Israel’s increasing prosperity is largely due to continued foreign investment, financial aid from international allies and wealthy international Jews. In the late 18th Century and into the early 19th Century, the local population of the Fertile Crescent had successfully entered into modernity, and with it came wealth and prosperity. The region of Palestine was a highly successful producer and exporter of various goods, with Europe being a substantial importer. The radical change in the regions geopolitical demographic brought sever unrest and hindered any previous strides at modernity and positive contribution to the world market. The colonial interplay in the region created a new reality for the population of the Fertile Crescent, North Africa, and the Arabian Peninsula.

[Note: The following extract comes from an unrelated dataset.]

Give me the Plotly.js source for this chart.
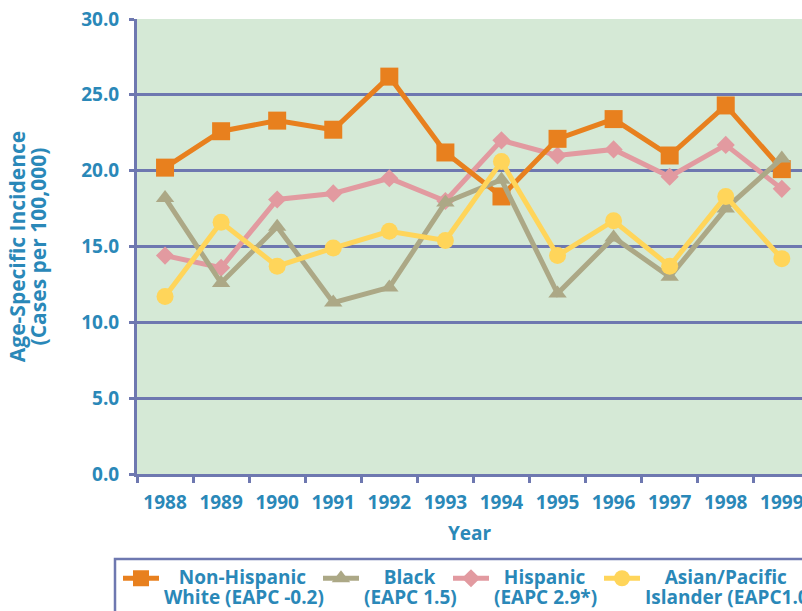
<!DOCTYPE html>
<html>
<head>
<meta charset="utf-8">
<script src="https://cdn.plot.ly/plotly-3.0.1.min.js"></script>
<style>html,body{margin:0;padding:0;background:#fff;}#chart{width:802px;height:611px;}</style>
</head>
<body>
<div id="chart"></div>
<script>
var years = ["1988","1989","1990","1991","1992","1993","1994","1995","1996","1997","1998","1999"];
var whiteVals = [20.2, 22.6, 23.3, 22.7, 26.2, 21.2, 18.3, 22.1, 23.4, 21.0, 24.3, 20.1];
var blackVals = [18.2, 12.6, 16.3, 11.3, 12.3, 17.9, 19.4, 11.9, 15.6, 13.0, 17.5, 20.8];
var hispanicVals = [14.4, 13.6, 18.1, 18.5, 19.5, 18.0, 22.0, 21.0, 21.4, 19.6, 21.7, 18.8];
var asianVals = [11.7, 16.6, 13.7, 14.9, 16.0, 15.4, 20.6, 14.4, 16.7, 13.7, 18.3, 14.2];
var yTickVals = [0, 5, 10, 15, 20, 25, 30];
var yTickText = ["0.0", "5.0", "10.0", "15.0", "20.0", "25.0", "30.0"];
var legendLines = {
  white: ["Non-Hispanic", "White (EAPC -0.2)"],
  black: ["Black", "(EAPC 1.5)"],
  hispanic: ["Hispanic", "(EAPC 2.9*)"],
  asian: ["Asian/Pacific", "Islander (EAPC1.0 )"]
};
var legendPad = {white: 3, black: 4, hispanic: 2, asian: 4};
var yTitleLines = ["Age-Specific Incidence", "(Cases per 100,000)"];

var NB = "\u00A0";
function big(s, px) { return '<span style="font-size:' + px + 'px">' + s + '</span>'; }
function legName(key) {
  var l = legendLines[key];
  return big(NB.repeat(legendPad[key]) + l[0], 19) + "<br>" + big(l[1], 19);
}

var blue = "#2a88b8";
var gridc = "#6e78b0";
var fontFam = "'Open Sans', 'Noto Sans', sans-serif";

function tr(vals, name, color, symbol, size, legendId) {
  return {
    x: years, y: vals, name: name, type: "scatter", mode: "lines+markers",
    line: {color: color, width: 5},
    marker: {color: color, symbol: symbol, size: size},
    legend: legendId
  };
}

var data = [
  tr(hispanicVals, legName("hispanic"), "#e29aa0", "diamond", 14, "legend3"),
  tr(whiteVals, legName("white"), "#e8801e", "square", 18, "legend"),
  tr(blackVals, legName("black"), "#aca886", "triangle-up", 16, "legend2"),
  tr(asianVals, legName("asian"), "#ffd55a", "circle", 17, "legend4")
];

function leg(xpx) {
  return {
    orientation: "h",
    xref: "container", yref: "container",
    x: xpx / 802, y: 1 - 562 / 611, xanchor: "left", yanchor: "top",
    bgcolor: "rgba(0,0,0,0)", borderwidth: 0,
    font: {family: fontFam, color: blue, size: 15, weight: 700},
    valign: "top",
    itemwidth: 36
  };
}

var layout = {
  width: 802, height: 611,
  margin: {l: 137, r: 0, t: 19, b: 137},
  paper_bgcolor: "#ffffff",
  plot_bgcolor: "#d5e9d6",
  font: {family: fontFam, color: blue, size: 19, weight: 700},
  showlegend: true,
  xaxis: {
    type: "category",
    range: [-0.5, 11.36],
    tickson: "boundaries",
    ticks: "outside", ticklen: 6, tickwidth: 3, tickcolor: gridc,
    showgrid: false, zeroline: false,
    showline: true, linecolor: gridc, linewidth: 3,
    tickfont: {family: fontFam, color: blue, size: 19, weight: 700},
    ticklabelstandoff: 9,
    title: {text: "Year", font: {family: fontFam, color: blue, size: 19, weight: 700}, standoff: 13},
    automargin: false,
    fixedrange: true
  },
  yaxis: {
    range: [0, 30],
    tickvals: yTickVals, ticktext: yTickText,
    ticks: "outside", ticklen: 5, tickwidth: 3, tickcolor: gridc,
    showgrid: true, gridcolor: gridc, gridwidth: 3,
    zeroline: false,
    showline: true, linecolor: gridc, linewidth: 3,
    tickfont: {family: fontFam, color: blue, size: 19, weight: 700},
    ticklabelstandoff: 6,
    title: {text: big(yTitleLines[0], 21) + "<br>" + big(yTitleLines[1], 21), font: {family: fontFam, color: blue, size: 16, weight: 700}, standoff: 31},
    automargin: false,
    fixedrange: true
  },
  legend: leg(118),
  legend2: leg(318),
  legend3: leg(448),
  legend4: leg(599),
  shapes: [{
    type: "rect", xref: "paper", yref: "paper",
    x0: (115 - 137) / 665, x1: 1.05, y0: -0.5, y1: (474 - 559) / 455,
    line: {color: gridc, width: 2.5}, fillcolor: "rgba(0,0,0,0)", layer: "above"
  }]
};

Plotly.newPlot("chart", data, layout, {displayModeBar: false, staticPlot: true});
</script>
</body>
</html>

A functioning model under the Ottomans was replaced by a haphazard and materially ambitious European plan, which ultimately manifested in a continuing regional struggle. The imposed British Mandate created numerous regional wars, which continues to be unresolved. The main beneficiaries seem to be the population of Israel, and conversely, the Palestinians continue to manage a difficult dynamic which was not the case in the beginning of the 19th century. Unresolved borderlines and a seemingly distant mirage of a solidified two state solution continues to cause civil and economic turmoil within the Palestinian territories, directly affecting its population’s quality of life.